Die bewegte Geschichte der Linthkorrektion
Sichere Lebensgrundlagen schaffen
Hochwasser und die ständige Überflutung der oberen Linthebene und der Gestade am Walensee bedrohten im späten 18. Jahrhundert Leben und Lebensgrundlagen der Bevölkerung. Der ungeregelte Lauf der Linth erschwerte aber auch die Nutzung des Flusses als Schifffahrtsweg nach Zürich und beeinträchtigte den Handel über die Alpenpässe. Schiffer und Kaufleute drängten als Erste auf eine Korrektion des Flusses. Die «Linthkantone» Glarus, Schwyz und Zürich nahmen sich des Problems an. In den 1780er-Jahren wurde die «Spettlinth» schiffbar gemacht.
Johann Heinrich Troll: Blick vom Biberlikopf auf den Walensee vor der Linthkorrektion, 1803.
Der Escherkanal
1784 entwarf der Berner Andreas Lanz (1740–1803) im Auftrag Zürichs ein Wasserbauprojekt für die Glarner Linth. Es sah unter anderem die Umleitung des Flusses in den Walensee vor. Der See sollte als Geschiebesammler und Ausgleichsbecken dienen. Diese Idee des Molliserkanals (Escherkanals) nahm Hans Konrad Escher wieder auf. Sein Vorhaben fand Unterstützung beim Glarner Ratsherrn Conrad Schindler und beim Berner Architekten Daniel Osterried. Die Eidgenössische Tagsatzung genehmigte die Linthkorrektion am 28. Juli 1804. Escher konnte seine Pläne umsetzen. Die Bauarbeiten am Escherkanal dauerten von 1807 bis 1811.
Plan von Hans Konrad Escher, 1804. Die eingezeichnete Korrektion mit feinen roten Linien ist erkennbar.
Bauen mit Hilfe der Natur
Bauen um 1800 bedeutete strengste Handarbeit mit der Schaufel – ohne Bagger – und Transporte von Hand oder mit Pferdewagen.
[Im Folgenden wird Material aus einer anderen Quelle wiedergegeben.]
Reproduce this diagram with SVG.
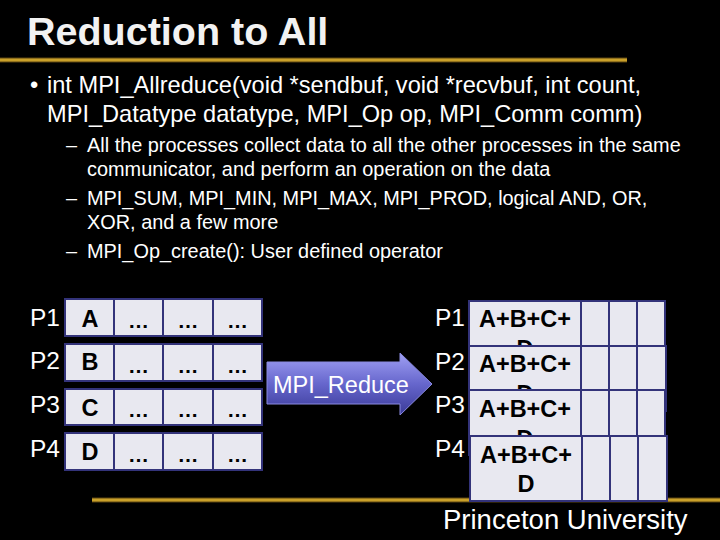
<svg xmlns="http://www.w3.org/2000/svg" width="720" height="540" viewBox="0 0 720 540">
  <defs>
    <linearGradient id="arrowGrad" x1="0" y1="0" x2="0" y2="1">
      <stop offset="0" stop-color="#a0a0f4"/>
      <stop offset="0.5" stop-color="#6666cc"/>
      <stop offset="1" stop-color="#3a3a98"/>
    </linearGradient>
    <style>
      .txt { font-family: "Liberation Sans", Arial, sans-serif; fill: #ffffff; }
      .title { font-size: 39.5px; font-weight: bold; fill: #f2f2f2; }
      .b1 { font-size: 23.6px; }
      .b2 { font-size: 19.9px; }
      .lbl { font-size: 24.5px; }
      .cell { fill: #e8e8f0; stroke: #33337a; stroke-width: 2; }
      .div { stroke: #33337a; stroke-width: 2; }
      .ct { font-family: "Liberation Sans", Arial, sans-serif; font-weight: bold; fill: #000000; text-anchor: middle; font-size: 23.5px; }
      .dots { font-size: 21px; }
      .gold { stroke: #c9a02a; stroke-width: 3; }
      .goldedge { stroke: #5a4410; stroke-width: 5; }
    </style>
  </defs>
  <rect x="0" y="0" width="720" height="540" fill="#000000"/>

  <g id="header">
    <text class="txt title" x="27" y="45">Reduction to All</text>
    <line class="goldedge" x1="0" y1="60" x2="627" y2="60"/>
    <line class="gold" x1="0" y1="60" x2="627" y2="60"/>
  </g>

  <g id="bullets">
    <text class="txt b1" x="30" y="93">•</text>
    <text class="txt b1" x="47" y="93">int MPI_Allreduce(void *sendbuf, void *recvbuf, int count,</text>
    <text class="txt b1" x="47" y="122">MPI_Datatype datatype, MPI_Op op, MPI_Comm comm)</text>
    <text class="txt b2" x="66" y="152">–</text>
    <text class="txt b2" x="87" y="152">All the processes collect data to all the other processes in the same</text>
    <text class="txt b2" x="87" y="176">communicator, and perform an operation on the data</text>
    <text class="txt b2" x="66" y="205">–</text>
    <text class="txt b2" x="87" y="205">MPI_SUM, MPI_MIN, MPI_MAX, MPI_PROD, logical AND, OR,</text>
    <text class="txt b2" x="87" y="229">XOR, and a few more</text>
    <text class="txt b2" x="66" y="258">–</text>
    <text class="txt b2" x="87" y="258">MPI_Op_create(): User defined operator</text>
  </g>

  <g id="footer">
    <line class="goldedge" x1="92" y1="500" x2="720" y2="500"/>
    <line class="gold" x1="92" y1="500" x2="720" y2="500"/>
    <text class="txt" x="443" y="529" font-size="27.5">Princeton University</text>
  </g>

  <g id="send-P1">
    <text class="txt lbl" x="30" y="326">P1</text>
    <rect class="cell" x="65" y="299" width="197" height="37"/>
    <line class="div" x1="114" y1="299" x2="114" y2="336"/>
    <line class="div" x1="163" y1="299" x2="163" y2="336"/>
    <line class="div" x1="213" y1="299" x2="213" y2="336"/>
    <text class="ct" x="90" y="327">A</text>
    <text class="ct dots" x="138.5" y="328">…</text>
    <text class="ct dots" x="188" y="328">…</text>
    <text class="ct dots" x="237.5" y="328">…</text>
  </g>
  <g id="send-P2">
    <text class="txt lbl" x="30" y="369">P2</text>
    <rect class="cell" x="65" y="344" width="197" height="37"/>
    <line class="div" x1="114" y1="344" x2="114" y2="381"/>
    <line class="div" x1="163" y1="344" x2="163" y2="381"/>
    <line class="div" x1="213" y1="344" x2="213" y2="381"/>
    <text class="ct" x="90" y="370">B</text>
    <text class="ct dots" x="138.5" y="373">…</text>
    <text class="ct dots" x="188" y="373">…</text>
    <text class="ct dots" x="237.5" y="373">…</text>
  </g>
  <g id="send-P3">
    <text class="txt lbl" x="30" y="413">P3</text>
    <rect class="cell" x="65" y="389" width="197" height="36"/>
    <line class="div" x1="114" y1="389" x2="114" y2="425"/>
    <line class="div" x1="163" y1="389" x2="163" y2="425"/>
    <line class="div" x1="213" y1="389" x2="213" y2="425"/>
    <text class="ct" x="90" y="416">C</text>
    <text class="ct dots" x="138.5" y="417">…</text>
    <text class="ct dots" x="188" y="417">…</text>
    <text class="ct dots" x="237.5" y="417">…</text>
  </g>
  <g id="send-P4">
    <text class="txt lbl" x="30" y="457">P4</text>
    <rect class="cell" x="65" y="433" width="197" height="37"/>
    <line class="div" x1="114" y1="433" x2="114" y2="470"/>
    <line class="div" x1="163" y1="433" x2="163" y2="470"/>
    <line class="div" x1="213" y1="433" x2="213" y2="470"/>
    <text class="ct" x="90" y="460">D</text>
    <text class="ct dots" x="138.5" y="462">…</text>
    <text class="ct dots" x="188" y="462">…</text>
    <text class="ct dots" x="237.5" y="462">…</text>
  </g>

  <g id="connectors">
    <g id="arrow-mpi-reduce">
      <path d="M267,362 L400,362 L400,353 L432,384 L400,415 L400,404 L267,404 Z" fill="url(#arrowGrad)" stroke="#8a8ae0" stroke-width="1"/>
      <text class="txt" x="273" y="393" font-size="23.5">MPI_Reduce</text>
    </g>
  </g>

  <g id="recv-P1">
    <text class="txt lbl" x="435" y="326">P1</text>
    <rect class="cell" x="469" y="301" width="196" height="65"/>
    <line class="div" x1="581" y1="301" x2="581" y2="366"/>
    <line class="div" x1="609" y1="301" x2="609" y2="366"/>
    <line class="div" x1="637" y1="301" x2="637" y2="366"/>
    <text class="ct" x="525" y="327">A+B+C+</text>
    <text class="ct" x="525" y="357">D</text>
  </g>
  <g id="recv-P2">
    <text class="txt lbl" x="435" y="370">P2</text>
    <rect class="cell" x="469" y="346" width="197" height="65"/>
    <line class="div" x1="581" y1="346" x2="581" y2="411"/>
    <line class="div" x1="609" y1="346" x2="609" y2="411"/>
    <line class="div" x1="637" y1="346" x2="637" y2="411"/>
    <text class="ct" x="525" y="372">A+B+C+</text>
    <text class="ct" x="525" y="402">D</text>
  </g>
  <g id="recv-P3">
    <text class="txt lbl" x="435" y="413">P3</text>
    <rect class="cell" x="469" y="390" width="196" height="65"/>
    <line class="div" x1="581" y1="390" x2="581" y2="455"/>
    <line class="div" x1="609" y1="390" x2="609" y2="455"/>
    <line class="div" x1="637" y1="390" x2="637" y2="455"/>
    <text class="ct" x="525" y="417">A+B+C+</text>
    <text class="ct" x="525" y="447">D</text>
  </g>
  <g id="recv-P4">
    <text class="txt lbl" x="435" y="457">P4</text>
    <rect class="cell" x="470" y="436" width="197" height="65"/>
    <line class="div" x1="582" y1="436" x2="582" y2="501"/>
    <line class="div" x1="610" y1="436" x2="610" y2="501"/>
    <line class="div" x1="638" y1="436" x2="638" y2="501"/>
    <text class="ct" x="526" y="463">A+B+C+</text>
    <text class="ct" x="526" y="492">D</text>
  </g>
</svg>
Zudem war die ganze Linthebene sumpfig und die Baustellen liessen sich damals nicht trockenlegen.
Raffinierte Wasserbaukunst sollte den Bau aber erleichtern: Man wählte natürliche Methoden, um die «Natur zu verbessern», um die Kraft des Wassers gezielt für die Korrektur des Flusses zu nutzen. Da Escher selber ein Laie im Wasserbau war, wurde der badische Experte Johann Gottfried Tulla (1770–1828) mit der technischen Erarbeitung des Projekts betraut. Tullas Gehilfen brachten zum Beispiel die Faschinenbündel an, mit denen der Fluss verengt wurde und durch höhere Fliessgeschwindigkeit sein Bett selber vertiefte. Auch in technischer Hinsicht war die Linthkorrektion das erste wegweisende Schweizer Grossprojekt.
Vom Walensee zum Zürichsee
Hochwasser erschwerte die Bauarbeiten immer wieder. Trotzdem war 1812 das Kanalstück zwischen Weesen und Ziegelbrücke, der neue Seeabfluss, fertig erstellt und die Linth 1815 bis Giessen korrigiert und 1816 bis zur Grynau in ein gerades Flussbett gebracht. Als Hans Konrad Escher 1823 starb, war «sein» Linthwerk aber noch nicht vollendet. Die Kantone übernahmen den weiteren Ausbau. Nach 1862 leitete der Diesbacher Gottlieb H. Legler (1823–1897) als Linthingenieur die Arbeiten. Er baute ab 1866 das letzte Kanalstück von der Grynau bis zur Einmündung in den Obersee.
Projektänderungen während der langen Bauzeit
Die Linthkorrektion beanspruchte viele Jahrzehnte. In diesem langen Zeitraum führten die gewandelten Bedürfnisse immer wieder zu Projektänderungen. Ausbauten erforderte zum Beispiel die zusätzliche Nutzung des Kanalwassers für die Industrie im Glarnerland. Technisch nötig war die Verlängerung des Escherkanals und eine Absenkung des Walensees durch das neu aufgeschüttete Fluss-Delta, die Ingenieur Richard La Nicca (1794–1883) leitete.
Camillo Salvetti: Plan der Linthmündung in den Walensee, 1843, mit der geplanten Vorstreckung.